● **What you should do**: Drop the pictures, then extract the listing word for word.

● **Raw data**:

********

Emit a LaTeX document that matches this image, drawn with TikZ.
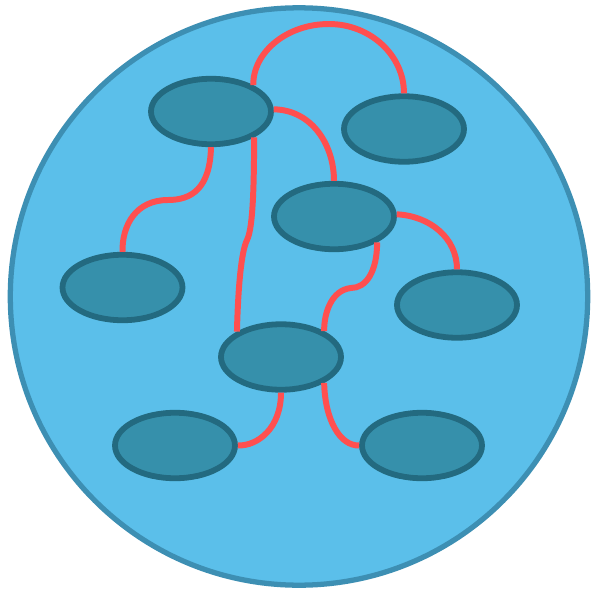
\documentclass[tikz,border=0pt]{standalone}
\usepackage{tikz}
\usetikzlibrary{shapes.geometric}
\definecolor{PoolBlue}{HTML}{5BBFEA}
\definecolor{PoolEdge}{HTML}{3D8FB3}
\definecolor{BlobFill}{HTML}{3690AB}
\definecolor{BlobEdge}{HTML}{236A80}
\definecolor{LinkRed}{HTML}{FF4F4F}

\begin{document}
\begin{tikzpicture}[
x=0.02cm,y=-0.02cm,
pool/.style={circle,draw=PoolEdge,fill=PoolBlue,line width=3pt,minimum size=11.55cm,inner sep=0pt},
blob/.style={ellipse,draw=BlobEdge,fill=BlobFill,line width=3.3pt,minimum width=2.4cm,minimum height=1.31cm,inner sep=0pt},
link/.style={draw=LinkRed,line width=3.4pt}
]
\useasboundingbox (0,0) rectangle (593,589);
\node[pool] (pool) at (299,296.5) {};
\node[blob] (a) at (211,111.5) {};
\node[blob] (b) at (404,129) {};
\node[blob] (c) at (334,216.5) {};
\node[blob] (d) at (122.5,287.5) {};
\node[blob] (e) at (457,305) {};
\node[blob] (f) at (281,357) {};
\node[blob] (g) at (175,445.5) {};
\node[blob] (h) at (422,445.5) {};
% links between the blobs
\draw[link] (a.32) .. controls (253,52) and (287,24) .. (329,24) .. controls (370,24) and (404,55) .. (b.90);
\draw[link] (a.2) .. controls (312,110) and (334,145) .. (c.90);
\draw[link] (a.270) .. controls (210,188) and (192,200) .. (168,200) .. controls (136,200) and (122,225) .. (d.90);
\draw[link] (a.-31) .. controls (254,200) and (252,230) .. (247,240) .. controls (241,252) and (238,290) .. (f.150);
\draw[link] (c.2) .. controls (430,216) and (457,238) .. (e.90);
\draw[link] (c.-31) .. controls (377,272) and (366,288) .. (351,288) .. controls (332,290) and (324,312) .. (f.31);
\draw[link] (f.270) .. controls (281,428) and (258,446) .. (g.0);
\draw[link] (f.-31) .. controls (325,420) and (340,446) .. (h.180);
\end{tikzpicture}
\end{document}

********

● **Task response**:
Emit a LaTeX document that matches this image, drawn with TikZ.
\documentclass[tikz,border=0pt]{standalone}
\usepackage{tikz}
\usetikzlibrary{shapes.geometric}
\definecolor{PoolBlue}{HTML}{5BBFEA}
\definecolor{PoolEdge}{HTML}{3D8FB3}
\definecolor{BlobFill}{HTML}{3690AB}
\definecolor{BlobEdge}{HTML}{236A80}
\definecolor{LinkRed}{HTML}{FF4F4F}

\begin{document}
\begin{tikzpicture}[
x=0.02cm,y=-0.02cm,
pool/.style={circle,draw=PoolEdge,fill=PoolBlue,line width=3pt,minimum size=11.55cm,inner sep=0pt},
blob/.style={ellipse,draw=BlobEdge,fill=BlobFill,line width=3.3pt,minimum width=2.4cm,minimum height=1.31cm,inner sep=0pt},
link/.style={draw=LinkRed,line width=3.4pt}
]
\useasboundingbox (0,0) rectangle (593,589);
\node[pool] (pool) at (299,296.5) {};
\node[blob] (a) at (211,111.5) {};
\node[blob] (b) at (404,129) {};
\node[blob] (c) at (334,216.5) {};
\node[blob] (d) at (122.5,287.5) {};
\node[blob] (e) at (457,305) {};
\node[blob] (f) at (281,357) {};
\node[blob] (g) at (175,445.5) {};
\node[blob] (h) at (422,445.5) {};
% links between the blobs
\draw[link] (a.32) .. controls (253,52) and (287,24) .. (329,24) .. controls (370,24) and (404,55) .. (b.90);
\draw[link] (a.2) .. controls (312,110) and (334,145) .. (c.90);
\draw[link] (a.270) .. controls (210,188) and (192,200) .. (168,200) .. controls (136,200) and (122,225) .. (d.90);
\draw[link] (a.-31) .. controls (254,200) and (252,230) .. (247,240) .. controls (241,252) and (238,290) .. (f.150);
\draw[link] (c.2) .. controls (430,216) and (457,238) .. (e.90);
\draw[link] (c.-31) .. controls (377,272) and (366,288) .. (351,288) .. controls (332,290) and (324,312) .. (f.31);
\draw[link] (f.270) .. controls (281,428) and (258,446) .. (g.0);
\draw[link] (f.-31) .. controls (325,420) and (340,446) .. (h.180);
\end{tikzpicture}
\end{document}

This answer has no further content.